STATED PROBLEM: From the listing that follows, output everything exactly except the pictures.

== COLLECTED DATA

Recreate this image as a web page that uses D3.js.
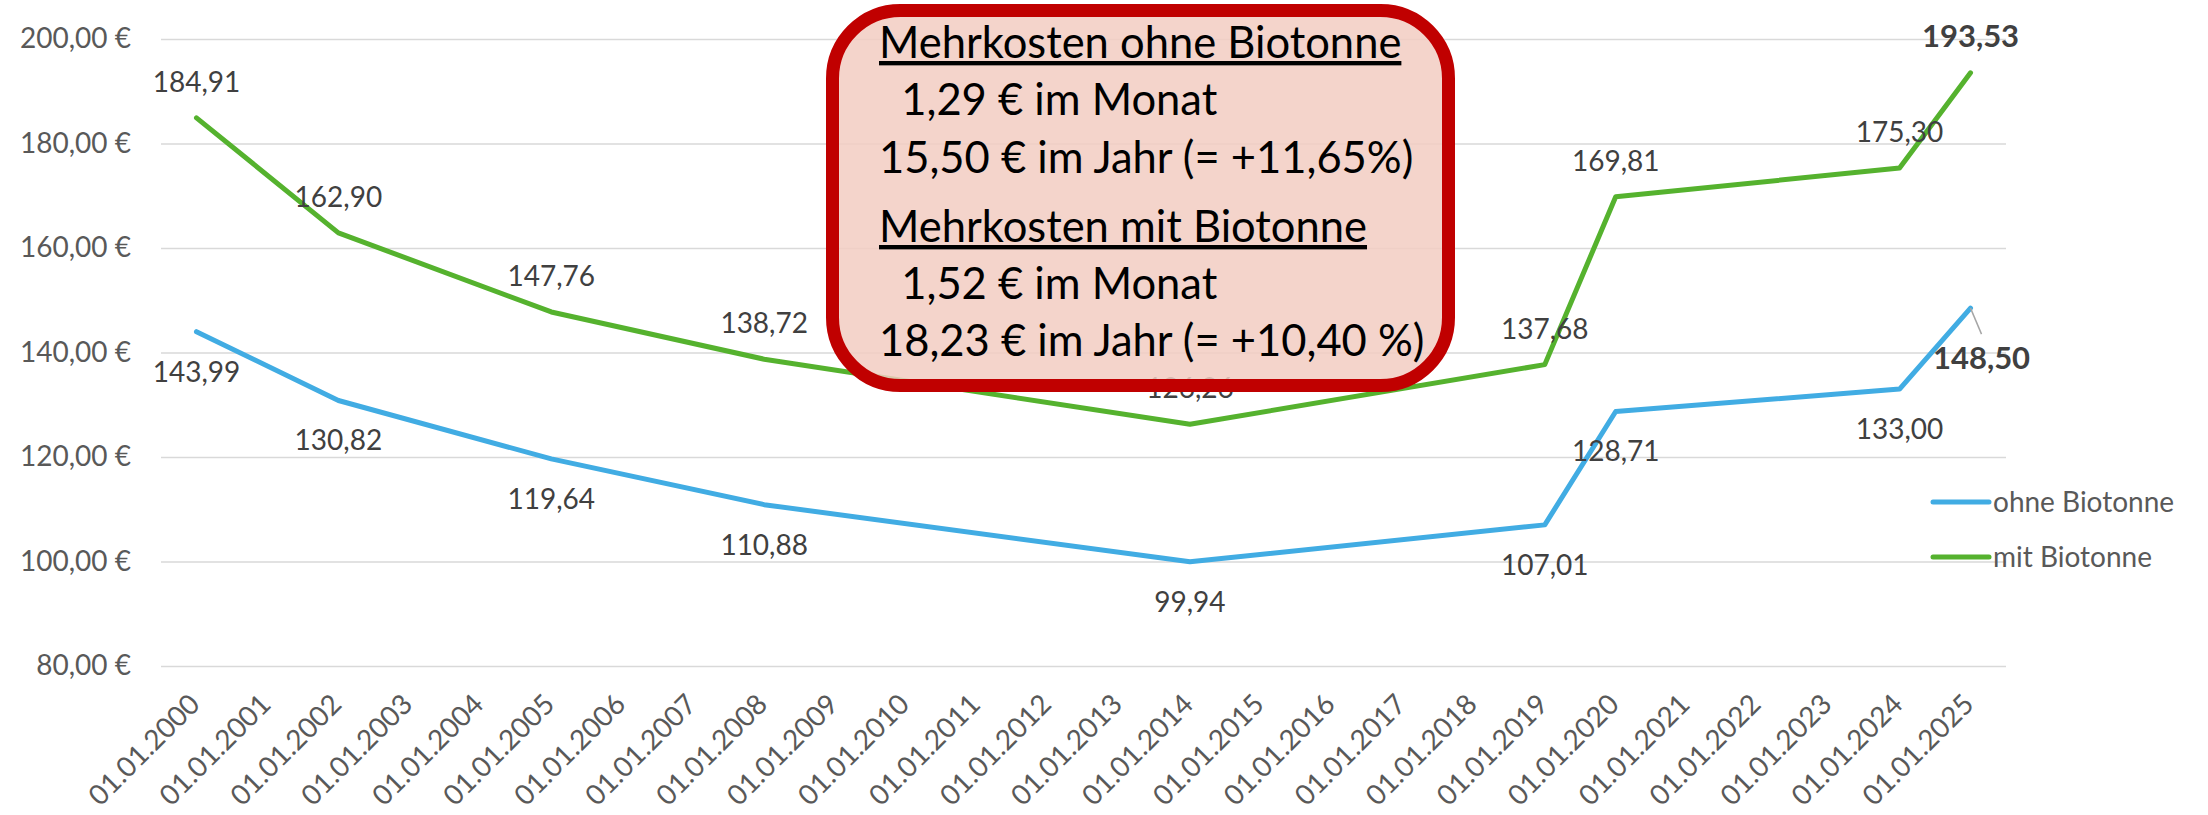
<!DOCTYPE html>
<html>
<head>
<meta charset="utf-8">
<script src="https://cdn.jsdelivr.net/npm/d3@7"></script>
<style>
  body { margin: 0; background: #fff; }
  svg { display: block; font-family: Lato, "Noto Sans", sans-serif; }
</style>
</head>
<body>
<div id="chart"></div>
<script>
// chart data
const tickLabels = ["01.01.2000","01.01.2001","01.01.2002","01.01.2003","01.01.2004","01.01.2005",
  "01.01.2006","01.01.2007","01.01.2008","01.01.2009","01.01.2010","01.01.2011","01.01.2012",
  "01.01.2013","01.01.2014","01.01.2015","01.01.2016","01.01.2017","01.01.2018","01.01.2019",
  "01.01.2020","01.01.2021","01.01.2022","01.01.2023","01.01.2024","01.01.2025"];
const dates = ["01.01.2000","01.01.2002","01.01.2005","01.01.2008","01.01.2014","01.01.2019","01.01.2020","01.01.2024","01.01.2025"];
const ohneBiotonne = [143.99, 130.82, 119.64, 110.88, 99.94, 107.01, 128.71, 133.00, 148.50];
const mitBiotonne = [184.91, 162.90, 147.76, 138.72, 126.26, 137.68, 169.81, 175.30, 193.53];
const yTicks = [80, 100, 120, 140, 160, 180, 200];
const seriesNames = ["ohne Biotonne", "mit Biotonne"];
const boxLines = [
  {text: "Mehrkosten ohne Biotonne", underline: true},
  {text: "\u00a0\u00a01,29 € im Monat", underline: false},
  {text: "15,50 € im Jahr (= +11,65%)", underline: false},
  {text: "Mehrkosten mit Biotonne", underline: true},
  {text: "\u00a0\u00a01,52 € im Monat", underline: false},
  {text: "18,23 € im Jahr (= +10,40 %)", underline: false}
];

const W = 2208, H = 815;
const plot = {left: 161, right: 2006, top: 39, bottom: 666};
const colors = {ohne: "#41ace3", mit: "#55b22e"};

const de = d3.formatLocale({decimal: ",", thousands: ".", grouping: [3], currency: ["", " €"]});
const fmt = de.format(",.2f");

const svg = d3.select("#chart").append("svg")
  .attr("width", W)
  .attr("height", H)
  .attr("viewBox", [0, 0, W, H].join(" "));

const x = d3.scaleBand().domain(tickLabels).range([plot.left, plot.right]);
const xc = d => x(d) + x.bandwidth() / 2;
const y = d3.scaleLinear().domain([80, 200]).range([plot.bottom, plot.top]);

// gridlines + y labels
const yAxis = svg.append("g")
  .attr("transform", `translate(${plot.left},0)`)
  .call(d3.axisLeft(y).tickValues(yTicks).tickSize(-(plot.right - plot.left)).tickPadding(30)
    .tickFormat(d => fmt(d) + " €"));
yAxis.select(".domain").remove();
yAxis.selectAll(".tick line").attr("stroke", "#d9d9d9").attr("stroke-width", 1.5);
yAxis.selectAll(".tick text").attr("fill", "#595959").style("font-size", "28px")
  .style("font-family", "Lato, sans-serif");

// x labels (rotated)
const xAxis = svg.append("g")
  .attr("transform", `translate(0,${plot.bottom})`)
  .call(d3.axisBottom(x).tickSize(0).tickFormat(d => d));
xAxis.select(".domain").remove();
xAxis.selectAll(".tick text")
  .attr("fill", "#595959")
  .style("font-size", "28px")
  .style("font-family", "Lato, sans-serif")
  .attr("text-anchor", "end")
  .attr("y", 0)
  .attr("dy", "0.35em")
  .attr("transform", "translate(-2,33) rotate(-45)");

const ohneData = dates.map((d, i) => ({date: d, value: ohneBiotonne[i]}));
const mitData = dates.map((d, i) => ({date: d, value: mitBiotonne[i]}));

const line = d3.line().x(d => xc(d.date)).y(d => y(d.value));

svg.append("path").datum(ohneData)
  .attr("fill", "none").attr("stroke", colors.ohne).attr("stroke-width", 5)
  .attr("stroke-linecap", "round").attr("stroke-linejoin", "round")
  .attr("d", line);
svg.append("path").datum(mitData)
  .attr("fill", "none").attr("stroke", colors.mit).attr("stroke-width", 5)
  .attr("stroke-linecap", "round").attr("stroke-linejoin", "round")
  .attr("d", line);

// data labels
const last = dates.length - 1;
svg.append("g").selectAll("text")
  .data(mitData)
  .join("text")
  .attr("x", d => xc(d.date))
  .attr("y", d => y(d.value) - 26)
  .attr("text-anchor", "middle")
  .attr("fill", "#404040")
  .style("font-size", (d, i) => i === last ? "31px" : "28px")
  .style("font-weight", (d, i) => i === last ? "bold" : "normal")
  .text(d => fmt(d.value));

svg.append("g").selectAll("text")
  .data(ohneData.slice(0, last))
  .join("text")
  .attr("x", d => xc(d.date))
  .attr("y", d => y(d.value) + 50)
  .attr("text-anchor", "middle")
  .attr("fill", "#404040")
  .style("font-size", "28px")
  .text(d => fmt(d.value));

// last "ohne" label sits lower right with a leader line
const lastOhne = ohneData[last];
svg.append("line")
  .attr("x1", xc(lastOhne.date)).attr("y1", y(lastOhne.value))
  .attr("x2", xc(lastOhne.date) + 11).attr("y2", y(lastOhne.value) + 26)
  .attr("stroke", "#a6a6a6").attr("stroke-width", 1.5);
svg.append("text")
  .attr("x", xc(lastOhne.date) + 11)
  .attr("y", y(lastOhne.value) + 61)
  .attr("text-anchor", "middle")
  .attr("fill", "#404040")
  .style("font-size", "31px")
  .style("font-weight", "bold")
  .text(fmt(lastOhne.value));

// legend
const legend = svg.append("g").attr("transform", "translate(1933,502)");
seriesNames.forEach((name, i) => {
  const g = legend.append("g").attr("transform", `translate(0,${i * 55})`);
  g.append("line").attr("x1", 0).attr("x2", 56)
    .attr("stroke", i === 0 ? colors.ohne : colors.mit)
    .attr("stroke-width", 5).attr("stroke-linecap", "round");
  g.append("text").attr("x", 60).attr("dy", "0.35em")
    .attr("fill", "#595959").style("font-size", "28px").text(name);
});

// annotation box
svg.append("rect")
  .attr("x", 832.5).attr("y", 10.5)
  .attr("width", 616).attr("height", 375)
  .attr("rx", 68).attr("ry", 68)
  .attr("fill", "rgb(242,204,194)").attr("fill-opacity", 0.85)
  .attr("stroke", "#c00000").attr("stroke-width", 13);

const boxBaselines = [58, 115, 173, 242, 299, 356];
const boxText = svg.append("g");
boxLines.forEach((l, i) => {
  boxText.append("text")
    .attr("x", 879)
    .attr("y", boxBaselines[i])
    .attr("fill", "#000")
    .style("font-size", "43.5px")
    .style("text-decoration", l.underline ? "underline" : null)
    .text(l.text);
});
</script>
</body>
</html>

====

WRITTEN ANSWER:
Recreate this image as a web page that uses D3.js.
<!DOCTYPE html>
<html>
<head>
<meta charset="utf-8">
<script src="https://cdn.jsdelivr.net/npm/d3@7"></script>
<style>
  body { margin: 0; background: #fff; }
  svg { display: block; font-family: Lato, "Noto Sans", sans-serif; }
</style>
</head>
<body>
<div id="chart"></div>
<script>
// chart data
const tickLabels = ["01.01.2000","01.01.2001","01.01.2002","01.01.2003","01.01.2004","01.01.2005",
  "01.01.2006","01.01.2007","01.01.2008","01.01.2009","01.01.2010","01.01.2011","01.01.2012",
  "01.01.2013","01.01.2014","01.01.2015","01.01.2016","01.01.2017","01.01.2018","01.01.2019",
  "01.01.2020","01.01.2021","01.01.2022","01.01.2023","01.01.2024","01.01.2025"];
const dates = ["01.01.2000","01.01.2002","01.01.2005","01.01.2008","01.01.2014","01.01.2019","01.01.2020","01.01.2024","01.01.2025"];
const ohneBiotonne = [143.99, 130.82, 119.64, 110.88, 99.94, 107.01, 128.71, 133.00, 148.50];
const mitBiotonne = [184.91, 162.90, 147.76, 138.72, 126.26, 137.68, 169.81, 175.30, 193.53];
const yTicks = [80, 100, 120, 140, 160, 180, 200];
const seriesNames = ["ohne Biotonne", "mit Biotonne"];
const boxLines = [
  {text: "Mehrkosten ohne Biotonne", underline: true},
  {text: "\u00a0\u00a01,29 € im Monat", underline: false},
  {text: "15,50 € im Jahr (= +11,65%)", underline: false},
  {text: "Mehrkosten mit Biotonne", underline: true},
  {text: "\u00a0\u00a01,52 € im Monat", underline: false},
  {text: "18,23 € im Jahr (= +10,40 %)", underline: false}
];

const W = 2208, H = 815;
const plot = {left: 161, right: 2006, top: 39, bottom: 666};
const colors = {ohne: "#41ace3", mit: "#55b22e"};

const de = d3.formatLocale({decimal: ",", thousands: ".", grouping: [3], currency: ["", " €"]});
const fmt = de.format(",.2f");

const svg = d3.select("#chart").append("svg")
  .attr("width", W)
  .attr("height", H)
  .attr("viewBox", [0, 0, W, H].join(" "));

const x = d3.scaleBand().domain(tickLabels).range([plot.left, plot.right]);
const xc = d => x(d) + x.bandwidth() / 2;
const y = d3.scaleLinear().domain([80, 200]).range([plot.bottom, plot.top]);

// gridlines + y labels
const yAxis = svg.append("g")
  .attr("transform", `translate(${plot.left},0)`)
  .call(d3.axisLeft(y).tickValues(yTicks).tickSize(-(plot.right - plot.left)).tickPadding(30)
    .tickFormat(d => fmt(d) + " €"));
yAxis.select(".domain").remove();
yAxis.selectAll(".tick line").attr("stroke", "#d9d9d9").attr("stroke-width", 1.5);
yAxis.selectAll(".tick text").attr("fill", "#595959").style("font-size", "28px")
  .style("font-family", "Lato, sans-serif");

// x labels (rotated)
const xAxis = svg.append("g")
  .attr("transform", `translate(0,${plot.bottom})`)
  .call(d3.axisBottom(x).tickSize(0).tickFormat(d => d));
xAxis.select(".domain").remove();
xAxis.selectAll(".tick text")
  .attr("fill", "#595959")
  .style("font-size", "28px")
  .style("font-family", "Lato, sans-serif")
  .attr("text-anchor", "end")
  .attr("y", 0)
  .attr("dy", "0.35em")
  .attr("transform", "translate(-2,33) rotate(-45)");

const ohneData = dates.map((d, i) => ({date: d, value: ohneBiotonne[i]}));
const mitData = dates.map((d, i) => ({date: d, value: mitBiotonne[i]}));

const line = d3.line().x(d => xc(d.date)).y(d => y(d.value));

svg.append("path").datum(ohneData)
  .attr("fill", "none").attr("stroke", colors.ohne).attr("stroke-width", 5)
  .attr("stroke-linecap", "round").attr("stroke-linejoin", "round")
  .attr("d", line);
svg.append("path").datum(mitData)
  .attr("fill", "none").attr("stroke", colors.mit).attr("stroke-width", 5)
  .attr("stroke-linecap", "round").attr("stroke-linejoin", "round")
  .attr("d", line);

// data labels
const last = dates.length - 1;
svg.append("g").selectAll("text")
  .data(mitData)
  .join("text")
  .attr("x", d => xc(d.date))
  .attr("y", d => y(d.value) - 26)
  .attr("text-anchor", "middle")
  .attr("fill", "#404040")
  .style("font-size", (d, i) => i === last ? "31px" : "28px")
  .style("font-weight", (d, i) => i === last ? "bold" : "normal")
  .text(d => fmt(d.value));

svg.append("g").selectAll("text")
  .data(ohneData.slice(0, last))
  .join("text")
  .attr("x", d => xc(d.date))
  .attr("y", d => y(d.value) + 50)
  .attr("text-anchor", "middle")
  .attr("fill", "#404040")
  .style("font-size", "28px")
  .text(d => fmt(d.value));

// last "ohne" label sits lower right with a leader line
const lastOhne = ohneData[last];
svg.append("line")
  .attr("x1", xc(lastOhne.date)).attr("y1", y(lastOhne.value))
  .attr("x2", xc(lastOhne.date) + 11).attr("y2", y(lastOhne.value) + 26)
  .attr("stroke", "#a6a6a6").attr("stroke-width", 1.5);
svg.append("text")
  .attr("x", xc(lastOhne.date) + 11)
  .attr("y", y(lastOhne.value) + 61)
  .attr("text-anchor", "middle")
  .attr("fill", "#404040")
  .style("font-size", "31px")
  .style("font-weight", "bold")
  .text(fmt(lastOhne.value));

// legend
const legend = svg.append("g").attr("transform", "translate(1933,502)");
seriesNames.forEach((name, i) => {
  const g = legend.append("g").attr("transform", `translate(0,${i * 55})`);
  g.append("line").attr("x1", 0).attr("x2", 56)
    .attr("stroke", i === 0 ? colors.ohne : colors.mit)
    .attr("stroke-width", 5).attr("stroke-linecap", "round");
  g.append("text").attr("x", 60).attr("dy", "0.35em")
    .attr("fill", "#595959").style("font-size", "28px").text(name);
});

// annotation box
svg.append("rect")
  .attr("x", 832.5).attr("y", 10.5)
  .attr("width", 616).attr("height", 375)
  .attr("rx", 68).attr("ry", 68)
  .attr("fill", "rgb(242,204,194)").attr("fill-opacity", 0.85)
  .attr("stroke", "#c00000").attr("stroke-width", 13);

const boxBaselines = [58, 115, 173, 242, 299, 356];
const boxText = svg.append("g");
boxLines.forEach((l, i) => {
  boxText.append("text")
    .attr("x", 879)
    .attr("y", boxBaselines[i])
    .attr("fill", "#000")
    .style("font-size", "43.5px")
    .style("text-decoration", l.underline ? "underline" : null)
    .text(l.text);
});
</script>
</body>
</html>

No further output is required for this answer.